>> start

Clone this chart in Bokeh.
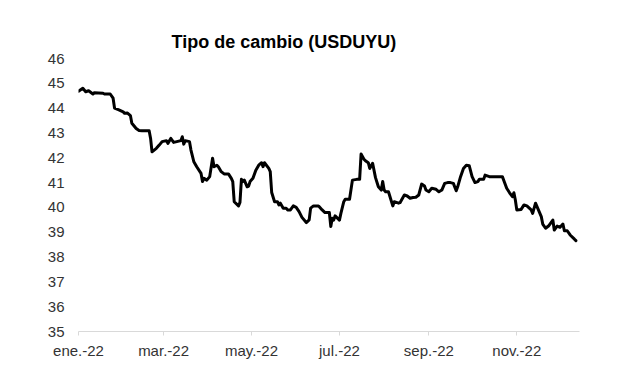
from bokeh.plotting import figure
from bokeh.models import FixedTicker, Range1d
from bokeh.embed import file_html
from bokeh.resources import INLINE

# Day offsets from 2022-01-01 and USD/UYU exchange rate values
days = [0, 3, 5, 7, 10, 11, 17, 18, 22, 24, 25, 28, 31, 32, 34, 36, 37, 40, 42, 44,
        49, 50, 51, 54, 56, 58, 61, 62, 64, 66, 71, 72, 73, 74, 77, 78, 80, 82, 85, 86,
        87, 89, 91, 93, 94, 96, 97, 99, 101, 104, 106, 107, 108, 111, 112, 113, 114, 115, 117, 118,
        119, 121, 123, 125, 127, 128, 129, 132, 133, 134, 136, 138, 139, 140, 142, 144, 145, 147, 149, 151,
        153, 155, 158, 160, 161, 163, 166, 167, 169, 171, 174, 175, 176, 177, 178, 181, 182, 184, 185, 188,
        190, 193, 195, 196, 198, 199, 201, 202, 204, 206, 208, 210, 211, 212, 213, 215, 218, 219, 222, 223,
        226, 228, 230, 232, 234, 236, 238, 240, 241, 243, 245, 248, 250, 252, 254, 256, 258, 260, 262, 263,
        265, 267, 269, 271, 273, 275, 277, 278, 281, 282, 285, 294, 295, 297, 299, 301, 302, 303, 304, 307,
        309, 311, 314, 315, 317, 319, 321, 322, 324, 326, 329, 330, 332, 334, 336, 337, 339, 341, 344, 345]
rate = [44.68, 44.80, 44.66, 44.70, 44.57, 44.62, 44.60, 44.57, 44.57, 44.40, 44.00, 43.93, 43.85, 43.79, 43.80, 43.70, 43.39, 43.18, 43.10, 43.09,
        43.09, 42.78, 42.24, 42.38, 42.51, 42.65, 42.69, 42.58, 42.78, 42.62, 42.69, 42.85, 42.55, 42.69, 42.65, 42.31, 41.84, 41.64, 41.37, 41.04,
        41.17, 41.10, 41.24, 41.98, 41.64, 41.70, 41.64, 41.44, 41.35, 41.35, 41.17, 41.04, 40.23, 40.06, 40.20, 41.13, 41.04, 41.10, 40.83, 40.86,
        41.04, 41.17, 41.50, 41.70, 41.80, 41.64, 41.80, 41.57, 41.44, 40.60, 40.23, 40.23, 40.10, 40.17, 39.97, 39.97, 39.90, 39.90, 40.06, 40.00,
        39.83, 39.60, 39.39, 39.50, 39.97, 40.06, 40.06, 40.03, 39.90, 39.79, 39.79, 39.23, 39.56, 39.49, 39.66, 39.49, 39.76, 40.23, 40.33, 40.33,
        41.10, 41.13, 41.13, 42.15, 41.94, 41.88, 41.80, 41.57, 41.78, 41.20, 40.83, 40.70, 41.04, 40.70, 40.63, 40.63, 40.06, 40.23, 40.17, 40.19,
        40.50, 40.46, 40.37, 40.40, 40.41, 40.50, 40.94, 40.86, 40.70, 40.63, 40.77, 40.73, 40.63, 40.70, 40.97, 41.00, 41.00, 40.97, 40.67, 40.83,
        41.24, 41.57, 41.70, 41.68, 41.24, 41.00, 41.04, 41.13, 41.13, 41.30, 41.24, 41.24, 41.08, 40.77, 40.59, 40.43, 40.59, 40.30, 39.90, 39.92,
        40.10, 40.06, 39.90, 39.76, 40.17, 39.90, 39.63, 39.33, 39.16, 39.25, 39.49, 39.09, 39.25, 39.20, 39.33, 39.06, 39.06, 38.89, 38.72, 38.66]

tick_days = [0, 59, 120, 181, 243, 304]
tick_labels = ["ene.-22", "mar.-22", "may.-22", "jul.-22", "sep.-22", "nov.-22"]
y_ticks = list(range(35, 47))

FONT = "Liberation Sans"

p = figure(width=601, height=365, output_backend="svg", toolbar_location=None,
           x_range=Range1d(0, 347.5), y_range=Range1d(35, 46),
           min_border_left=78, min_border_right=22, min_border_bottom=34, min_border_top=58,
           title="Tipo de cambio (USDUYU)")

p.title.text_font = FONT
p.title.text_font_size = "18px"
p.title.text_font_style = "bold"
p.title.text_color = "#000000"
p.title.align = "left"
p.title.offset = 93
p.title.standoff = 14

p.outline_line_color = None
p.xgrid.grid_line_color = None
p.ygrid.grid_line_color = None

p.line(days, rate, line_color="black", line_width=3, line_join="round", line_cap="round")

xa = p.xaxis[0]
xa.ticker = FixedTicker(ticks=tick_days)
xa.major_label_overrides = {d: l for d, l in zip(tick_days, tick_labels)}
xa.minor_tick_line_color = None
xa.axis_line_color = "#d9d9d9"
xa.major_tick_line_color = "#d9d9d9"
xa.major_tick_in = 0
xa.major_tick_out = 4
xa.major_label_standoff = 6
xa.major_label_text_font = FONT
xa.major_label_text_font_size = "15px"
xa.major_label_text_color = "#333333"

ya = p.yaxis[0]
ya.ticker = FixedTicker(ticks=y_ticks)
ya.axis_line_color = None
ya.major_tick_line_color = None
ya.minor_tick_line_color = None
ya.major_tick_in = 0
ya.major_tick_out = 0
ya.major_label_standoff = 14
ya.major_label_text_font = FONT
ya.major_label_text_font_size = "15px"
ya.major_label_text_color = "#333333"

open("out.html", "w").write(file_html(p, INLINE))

>> end

**Instruction**
Your task is to restate word for word the lines from the top of the data to the line containing "from bokeh.resources import INLINE", both ends included, with every picture left out.

**Exercise response**
Clone this chart in Bokeh.
from bokeh.plotting import figure
from bokeh.models import FixedTicker, Range1d
from bokeh.embed import file_html
from bokeh.resources import INLINE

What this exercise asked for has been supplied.